Projects that want to get fiddly have used it, with less luck on the second lowest bit:

How portable is using the low bit of a pointer as a flag?

But let's say one doesn't want to just poke a bit of data or not into a pointer of a known type. What you wish you could do instead is to use that low bit being 0 to allow a pointer type to do "double-duty" as a terminator.

So your items look like this:

struct Item {
    uintptr_t flags; // low bit zero means "not an item"
    type1 field1;
    type2 field2;
    ...
};

Then you'd like to have a situation where some container of items looks like this:

[(flags field1 field2...) (flags field1 field2...) some-pointer stuff stuff...]

You'd be thus getting away with a "sunk-cost" (let's say some internal management pointer in the data structure for another purpose) doing your termination for you.


UPDATE: To be clearer on the situation: this is where one controls the codebase and structures.
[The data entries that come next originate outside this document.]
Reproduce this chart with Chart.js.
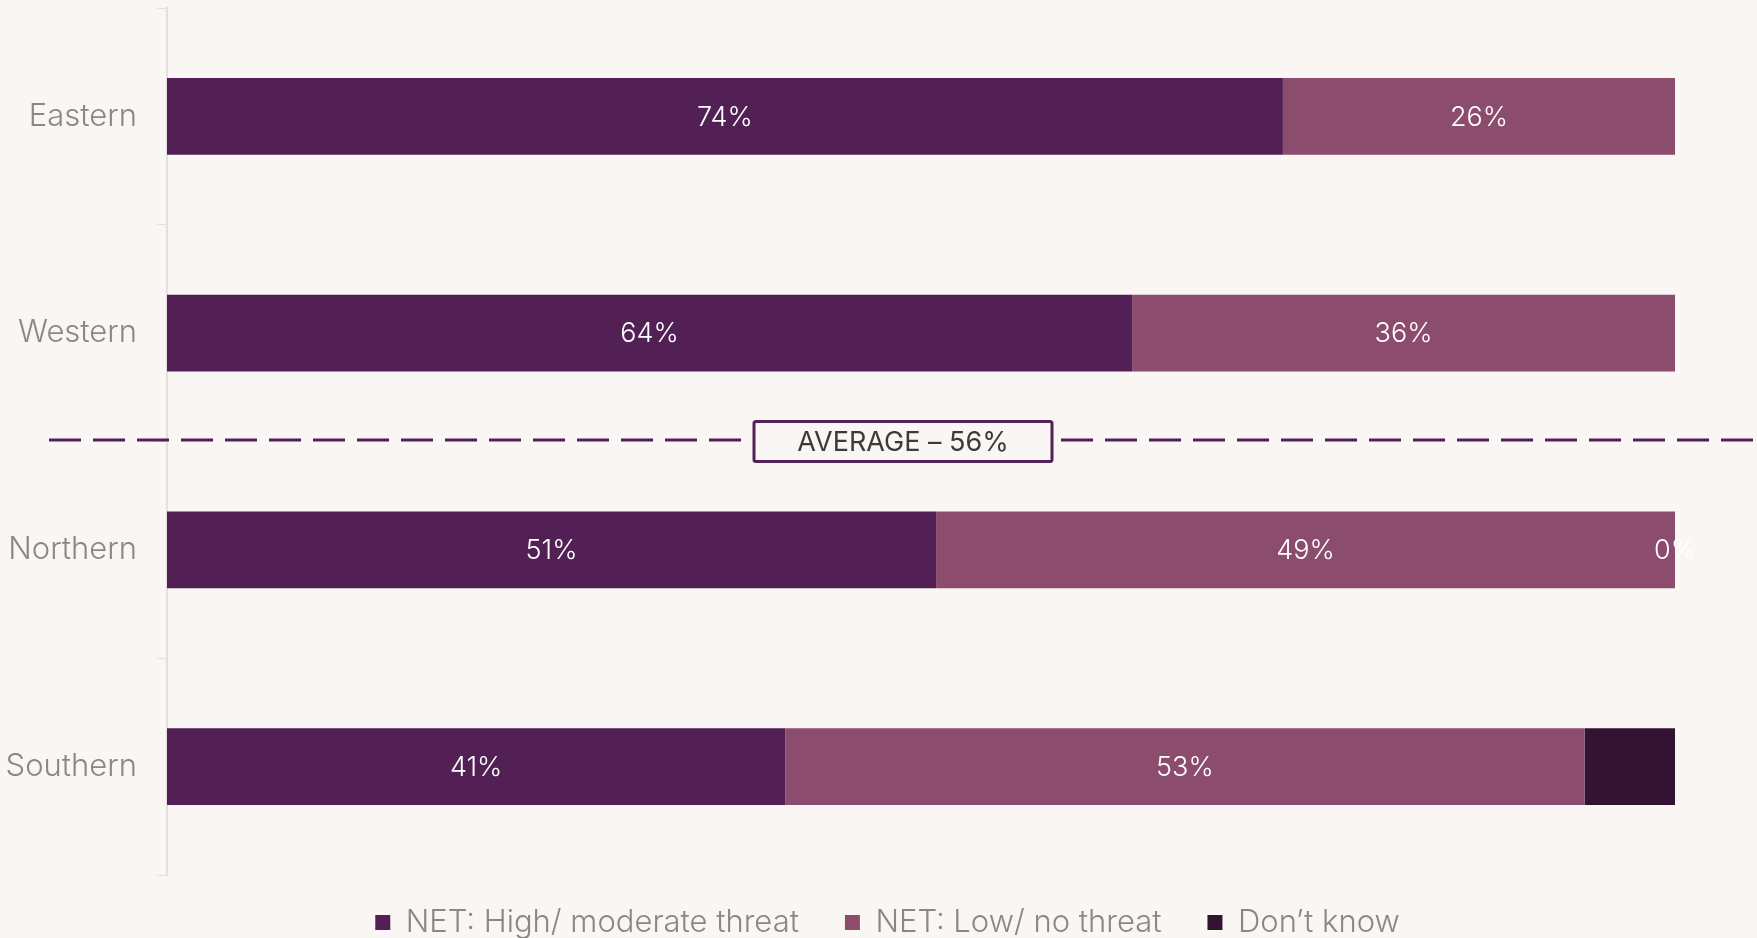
<!DOCTYPE html>
<html>
<head>
<meta charset="utf-8">
<script src="https://cdn.jsdelivr.net/npm/chart.js@4"></script>
<style>
  html, body { margin: 0; padding: 0; background: #faf6f3; }
  #wrap { width: 1757px; height: 938px; position: relative; }
</style>
</head>
<body>
<div id="wrap"><canvas id="regionChart"></canvas></div>
<script>
const regions = ["Eastern", "Western", "Northern", "Southern"];
const highThreat = [74, 64, 51, 41];
const lowThreat = [26, 36, 49, 53];
const dontKnow = [0, 0, 0, 6];
const averageValue = 56;

// which segments carry a value label (series index -> per-region flags)
const showLabels = [
    [true, true, true, true],
    [true, true, true, true],
    [false, false, true, false]
];

const FONT = "Inter, 'Open Sans', sans-serif";

const barLabels = {
    id: "barLabels",
    afterDatasetsDraw(chart) {
        const ctx = chart.ctx;
        ctx.save();
        ctx.font = "300 27px " + FONT;
        ctx.fillStyle = "#ffffff";
        ctx.textAlign = "center";
        ctx.textBaseline = "middle";
        chart.data.datasets.forEach((ds, i) => {
            const meta = chart.getDatasetMeta(i);
            meta.data.forEach((bar, j) => {
                if (!showLabels[i][j]) return;
                const x = (bar.x + bar.base) / 2;
                ctx.fillText(ds.data[j] + "%", x, bar.y + 1);
            });
        });
        ctx.restore();
    }
};

// dashed divider between Western and Northern with the average tag
const averageLine = {
    id: "averageLine",
    afterDatasetsDraw(chart) {
        const ctx = chart.ctx;
        const y = chart.scales.y;
        const mid = (y.getPixelForValue(1) + y.getPixelForValue(2)) / 2;
        const py = mid - 1.5;
        const x0 = 49, x1 = chart.width;
        const cx = (x0 + x1) / 2;
        ctx.save();
        ctx.strokeStyle = "#52215a";
        ctx.lineWidth = 3;
        ctx.setLineDash([32, 12]);
        ctx.beginPath();
        ctx.moveTo(x0, py);
        ctx.lineTo(x1, py);
        ctx.stroke();

        const w = 298, h = 40;
        ctx.setLineDash([]);
        ctx.fillStyle = "#faf6f3";
        ctx.beginPath();
        ctx.roundRect(cx - w / 2, mid - h / 2, w, h, 2);
        ctx.fill();
        ctx.stroke();

        ctx.fillStyle = "#3d3a3c";
        ctx.font = "400 27px " + FONT;
        ctx.textAlign = "center";
        ctx.textBaseline = "middle";
        ctx.fillText("AVERAGE \u2013 " + averageValue + "%", cx, mid + 1);
        ctx.restore();
    }
};

// short legend strip, nudged right of the canvas centre and pulled up a little
const legendShift = 50;
const legendLift = 14;
const legendLayout = {
    id: "legendLayout",
    afterInit(chart) {
        const legend = chart.legend;
        const fit = legend.fit.bind(legend);
        legend.fit = function () {
            fit();
            this.height = 63;
        };
    },
    afterLayout(chart) {
        const lg = chart.legend;
        lg.left += legendShift;
        lg.right += legendShift;
        lg.top -= legendLift;
    }
};

new Chart(document.getElementById("regionChart"), {
    type: "bar",
    data: {
        labels: regions,
        datasets: [
            {
                label: "NET: High/ moderate threat",
                data: highThreat,
                backgroundColor: "#532056"
            },
            {
                label: "NET: Low/ no threat",
                data: lowThreat,
                backgroundColor: "#8c4c6d"
            },
            {
                label: "Don\u2019t know",
                data: dontKnow,
                backgroundColor: "#321432"
            }
        ]
    },
    options: {
        indexAxis: "y",
        responsive: true,
        maintainAspectRatio: false,
        animation: false,
        categoryPercentage: 1,
        barPercentage: 0.353,
        layout: {
            padding: { top: 8, right: 82, left: 0, bottom: 0 }
        },
        scales: {
            x: {
                stacked: true,
                display: false,
                min: 0,
                max: 100
            },
            y: {
                stacked: true,
                afterFit(scale) {
                    scale.width = 167;
                    scale.paddingTop = 0;
                    scale.paddingBottom = 0;
                },
                grid: {
                    drawOnChartArea: false,
                    tickLength: 10,
                    color: "#e4e0e0"
                },
                border: { color: "#e4e0e0", width: 2 },
                ticks: {
                    padding: 20,
                    color: "#888888",
                    font: { family: FONT, size: 31, weight: 300 }
                }
            }
        },
        plugins: {
            legend: {
                position: "bottom",
                labels: {
                    boxWidth: 15,
                    boxHeight: 15,
                    padding: 46,
                    color: "#888888",
                    font: { family: FONT, size: 31, weight: 300 }
                }
            },
            tooltip: { enabled: false }
        }
    },
    plugins: [barLabels, averageLine, legendLayout]
});
</script>
</body>
</html>
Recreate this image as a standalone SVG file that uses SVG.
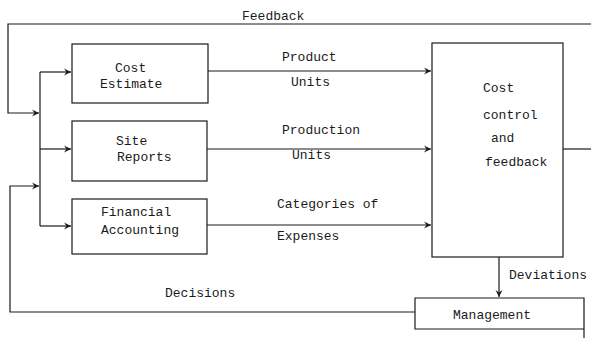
<svg xmlns="http://www.w3.org/2000/svg" width="591" height="338" viewBox="0 0 591 338">
<style>
.box{fill:none;stroke:#1a1a1a;stroke-width:1.2}
.ln{fill:none;stroke:#1a1a1a;stroke-width:1.2}
text{font-family:"Liberation Mono","DejaVu Sans Mono",monospace;font-size:13px;fill:#1a1a1a}
</style>
<defs>
<marker id="ah" markerWidth="8" markerHeight="8" refX="7" refY="4" orient="auto" markerUnits="userSpaceOnUse">
<path d="M0,0.5 L7,4 L0,7.5 L2.5,4 Z" fill="#1a1a1a"/>
</marker>
</defs>
<rect width="591" height="338" fill="#fff"/>
<g id="connectors">
<path class="ln" d="M591,24 H8 V113 H39" marker-end="url(#ah)"/>
<path class="ln" d="M40,72 V226"/>
<path class="ln" d="M40,72 H71" marker-end="url(#ah)"/>
<path class="ln" d="M40,149 H71" marker-end="url(#ah)"/>
<path class="ln" d="M40,226 H71" marker-end="url(#ah)"/>
<path class="ln" d="M415,312 H10 V186 H39" marker-end="url(#ah)"/>
<path class="ln" d="M208,71 H431" marker-end="url(#ah)"/>
<path class="ln" d="M207,149 H431" marker-end="url(#ah)"/>
<path class="ln" d="M207,225 H431" marker-end="url(#ah)"/>
<path class="ln" d="M563,149 H591"/>
<path class="ln" d="M499,257 V297" marker-end="url(#ah)"/>
<text x="242" y="20">Feedback</text>
<text x="282" y="61">Product</text>
<text x="291" y="86">Units</text>
<text x="282" y="134">Production</text>
<text x="292" y="159">Units</text>
<text x="277" y="208">Categories of</text>
<text x="277" y="240">Expenses</text>
<text x="509" y="279">Deviations</text>
<text x="165" y="297">Decisions</text>
</g>
<g id="cost-estimate">
<rect class="box" x="72" y="44" width="136" height="59"/>
<text x="115" y="72">Cost</text>
<text x="100" y="88">Estimate</text>
</g>
<g id="site-reports">
<rect class="box" x="72" y="121" width="135" height="60"/>
<text x="116" y="145">Site</text>
<text x="117" y="161">Reports</text>
</g>
<g id="financial-accounting">
<rect class="box" x="72" y="199" width="135" height="55"/>
<text x="101" y="216">Financial</text>
<text x="101" y="234">Accounting</text>
</g>
<g id="cost-control">
<rect class="box" x="432" y="43" width="131" height="214"/>
<text x="483" y="92">Cost</text>
<text x="483" y="119">control</text>
<text x="491" y="142">and</text>
<text x="485" y="166">feedback</text>
</g>
<g id="management">
<path class="box" d="M584,338 V298 H415 V329 H584"/>
<text x="453" y="319">Management</text>
</g>
</svg>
So any pointer in a structure used like this you could declare as a union type, for instance:

union Maybe_Terminator_Pointer {
    uintptr_t flags;
    type1* pointer1;
    type2* pointer2;
    ...
};

...and then use that, if it helps. Excluding char*s is fine, as they of course would not count.


So an extra type punning problem here is: the pointer being used to do the test-for-termination is an Item*, and the routine doing the checking doesn't know which sort of pointer some-pointer is specifically.

I'm wondering what--if any--is the best gamble is for being able to port and compile such a trick. That includes turning the pointers into unions, #ifdef'ing the endianness of the machine and getting a char* from the byte with the bit, etc. Whatever might be more likely to work, if anyone has experience or guesses.

Imagine it's worth the effort for your case, shaving off a large amount of data. And you have the backup scenario of if people compiling find the trick isn't working somewhere...an #ifdef could use full-sized items for terminators and waste the extra space. So wondering if there are any tips on to make this obviously-standards-violating trick have a better chance of working on more systems.


Solution

  • (Self-answering to provide more information and allow people to spot any potential problems with my alternative.)

    So wondering if there are any tips on to make this obviously-standards-violating trick have a better chance of working on more systems.


    Tip One (as per comments) is don't do this if you can possibly find another way.

    For example, "you" mention this layout:

    [(flags field1 field2...) (flags field1 field2...) some-pointer stuff stuff...]
    

    But is there anything in "stuff stuff" that isn't a pointer--perhaps boring old integers that are known to be even--where you could do the same trick? If so, why not reorder this like:

    [(flags field1 field2...) (flags field1 field2...) even-uintptr_t stuff...]
    

    That way when you read flags from either in an Item or not, it will be the same type. If you look around at things that aren't opaque like pointers, you might find obvious non-opaque numbers in the current code that are always even...for instance, a lot of byte counts measuring aggregates are things you likely are guaranteed to have as % 2 = 0.


    Tip Two applies to the above alternative--and perhaps helps the odds with the standards-breaking-pointer-version too. Be sure that when you write the value you go through an "aliasing" pointer, and do not write the field directly via . or ->.

    There is no requirement for the compiler to ensure memory coherence between two different structures on a field, just because they are the same type. Say struct A begins with an uintptr_t field_a and struct B begins with an uintptr_t field_b, and you put a pointer to both at the same address. If you do some_a->field_a = value;, then reading back from a some_b->field_b pointer at that address might well not see that update, because the compiler doesn't expect you to be writing B fields via an A pointer.

    Hence go through a pointer to do the write. Something like uintptr_t *alias = &some_a->field_a; and then *alias = value will enforce coherence with the successive reads of any integer (!). (Dissatisfaction with the performance consequences of this property of pointers is why restrict exists. If this trick is to work, it can only do so by exploiting the non-restrict behavior of pointers.)

    (!) - I think you only have to do the write through a pointer, and not the reads, but perhaps someone can provide insight.